● **WRITTEN TASK**: Copy out the data exactly, leaving the pictures behind.

● **MATERIAL PROVIDED**:
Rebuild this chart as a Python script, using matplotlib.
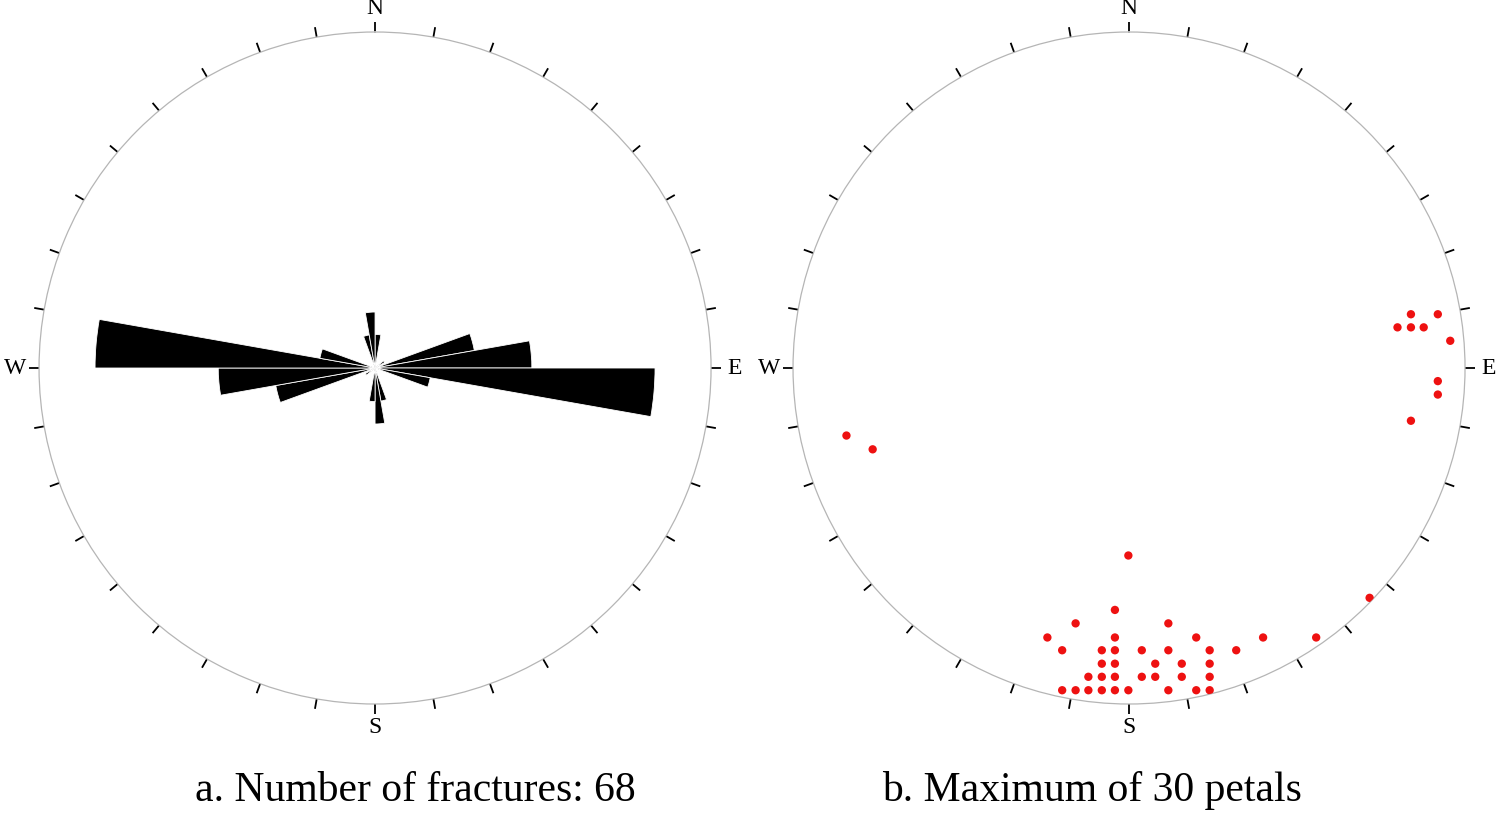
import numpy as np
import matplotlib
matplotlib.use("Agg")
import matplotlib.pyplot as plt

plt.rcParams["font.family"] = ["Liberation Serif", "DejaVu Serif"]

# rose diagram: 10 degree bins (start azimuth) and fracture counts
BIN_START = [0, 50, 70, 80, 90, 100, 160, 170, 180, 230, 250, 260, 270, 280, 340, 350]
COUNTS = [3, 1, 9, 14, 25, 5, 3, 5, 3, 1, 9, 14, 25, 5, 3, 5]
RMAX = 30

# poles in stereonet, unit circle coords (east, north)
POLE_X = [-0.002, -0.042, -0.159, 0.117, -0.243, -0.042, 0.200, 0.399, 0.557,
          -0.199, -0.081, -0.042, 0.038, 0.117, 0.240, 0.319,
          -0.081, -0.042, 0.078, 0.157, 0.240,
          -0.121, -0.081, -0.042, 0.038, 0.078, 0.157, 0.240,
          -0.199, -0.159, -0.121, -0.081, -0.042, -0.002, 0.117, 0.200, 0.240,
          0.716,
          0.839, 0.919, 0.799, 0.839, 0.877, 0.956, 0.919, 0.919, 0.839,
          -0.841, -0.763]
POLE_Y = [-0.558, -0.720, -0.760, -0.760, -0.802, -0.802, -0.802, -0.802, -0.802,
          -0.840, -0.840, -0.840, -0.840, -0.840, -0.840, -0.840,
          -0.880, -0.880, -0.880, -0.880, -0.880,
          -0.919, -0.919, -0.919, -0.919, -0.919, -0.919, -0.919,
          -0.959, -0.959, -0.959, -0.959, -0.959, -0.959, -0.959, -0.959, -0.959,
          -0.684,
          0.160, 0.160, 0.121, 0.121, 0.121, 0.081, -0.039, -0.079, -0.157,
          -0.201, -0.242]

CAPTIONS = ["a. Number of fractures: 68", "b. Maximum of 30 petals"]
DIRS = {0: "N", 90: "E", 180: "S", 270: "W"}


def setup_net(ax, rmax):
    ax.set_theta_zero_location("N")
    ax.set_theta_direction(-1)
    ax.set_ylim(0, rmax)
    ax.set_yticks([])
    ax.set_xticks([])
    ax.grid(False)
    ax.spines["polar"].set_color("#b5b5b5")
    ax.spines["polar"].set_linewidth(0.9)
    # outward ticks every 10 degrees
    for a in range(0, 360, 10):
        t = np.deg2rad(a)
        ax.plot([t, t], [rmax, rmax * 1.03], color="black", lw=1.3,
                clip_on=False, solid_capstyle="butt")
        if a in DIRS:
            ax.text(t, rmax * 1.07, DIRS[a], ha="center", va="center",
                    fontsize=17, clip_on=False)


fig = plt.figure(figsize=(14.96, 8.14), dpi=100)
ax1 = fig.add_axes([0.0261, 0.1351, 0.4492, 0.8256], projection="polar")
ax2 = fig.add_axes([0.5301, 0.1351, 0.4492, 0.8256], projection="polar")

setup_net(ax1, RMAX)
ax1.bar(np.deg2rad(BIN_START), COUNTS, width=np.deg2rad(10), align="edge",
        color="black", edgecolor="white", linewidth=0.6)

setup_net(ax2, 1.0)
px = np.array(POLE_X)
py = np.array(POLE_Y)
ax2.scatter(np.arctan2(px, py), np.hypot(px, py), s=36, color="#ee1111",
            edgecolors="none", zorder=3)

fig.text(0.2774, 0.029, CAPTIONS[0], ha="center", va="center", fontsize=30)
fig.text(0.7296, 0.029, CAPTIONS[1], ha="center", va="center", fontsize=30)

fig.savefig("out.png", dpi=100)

● **FINAL RESULT**:
Rebuild this chart as a Python script, using matplotlib.
import numpy as np
import matplotlib
matplotlib.use("Agg")
import matplotlib.pyplot as plt

plt.rcParams["font.family"] = ["Liberation Serif", "DejaVu Serif"]

# rose diagram: 10 degree bins (start azimuth) and fracture counts
BIN_START = [0, 50, 70, 80, 90, 100, 160, 170, 180, 230, 250, 260, 270, 280, 340, 350]
COUNTS = [3, 1, 9, 14, 25, 5, 3, 5, 3, 1, 9, 14, 25, 5, 3, 5]
RMAX = 30

# poles in stereonet, unit circle coords (east, north)
POLE_X = [-0.002, -0.042, -0.159, 0.117, -0.243, -0.042, 0.200, 0.399, 0.557,
          -0.199, -0.081, -0.042, 0.038, 0.117, 0.240, 0.319,
          -0.081, -0.042, 0.078, 0.157, 0.240,
          -0.121, -0.081, -0.042, 0.038, 0.078, 0.157, 0.240,
          -0.199, -0.159, -0.121, -0.081, -0.042, -0.002, 0.117, 0.200, 0.240,
          0.716,
          0.839, 0.919, 0.799, 0.839, 0.877, 0.956, 0.919, 0.919, 0.839,
          -0.841, -0.763]
POLE_Y = [-0.558, -0.720, -0.760, -0.760, -0.802, -0.802, -0.802, -0.802, -0.802,
          -0.840, -0.840, -0.840, -0.840, -0.840, -0.840, -0.840,
          -0.880, -0.880, -0.880, -0.880, -0.880,
          -0.919, -0.919, -0.919, -0.919, -0.919, -0.919, -0.919,
          -0.959, -0.959, -0.959, -0.959, -0.959, -0.959, -0.959, -0.959, -0.959,
          -0.684,
          0.160, 0.160, 0.121, 0.121, 0.121, 0.081, -0.039, -0.079, -0.157,
          -0.201, -0.242]

CAPTIONS = ["a. Number of fractures: 68", "b. Maximum of 30 petals"]
DIRS = {0: "N", 90: "E", 180: "S", 270: "W"}


def setup_net(ax, rmax):
    ax.set_theta_zero_location("N")
    ax.set_theta_direction(-1)
    ax.set_ylim(0, rmax)
    ax.set_yticks([])
    ax.set_xticks([])
    ax.grid(False)
    ax.spines["polar"].set_color("#b5b5b5")
    ax.spines["polar"].set_linewidth(0.9)
    # outward ticks every 10 degrees
    for a in range(0, 360, 10):
        t = np.deg2rad(a)
        ax.plot([t, t], [rmax, rmax * 1.03], color="black", lw=1.3,
                clip_on=False, solid_capstyle="butt")
        if a in DIRS:
            ax.text(t, rmax * 1.07, DIRS[a], ha="center", va="center",
                    fontsize=17, clip_on=False)


fig = plt.figure(figsize=(14.96, 8.14), dpi=100)
ax1 = fig.add_axes([0.0261, 0.1351, 0.4492, 0.8256], projection="polar")
ax2 = fig.add_axes([0.5301, 0.1351, 0.4492, 0.8256], projection="polar")

setup_net(ax1, RMAX)
ax1.bar(np.deg2rad(BIN_START), COUNTS, width=np.deg2rad(10), align="edge",
        color="black", edgecolor="white", linewidth=0.6)

setup_net(ax2, 1.0)
px = np.array(POLE_X)
py = np.array(POLE_Y)
ax2.scatter(np.arctan2(px, py), np.hypot(px, py), s=36, color="#ee1111",
            edgecolors="none", zorder=3)

fig.text(0.2774, 0.029, CAPTIONS[0], ha="center", va="center", fontsize=30)
fig.text(0.7296, 0.029, CAPTIONS[1], ha="center", va="center", fontsize=30)

fig.savefig("out.png", dpi=100)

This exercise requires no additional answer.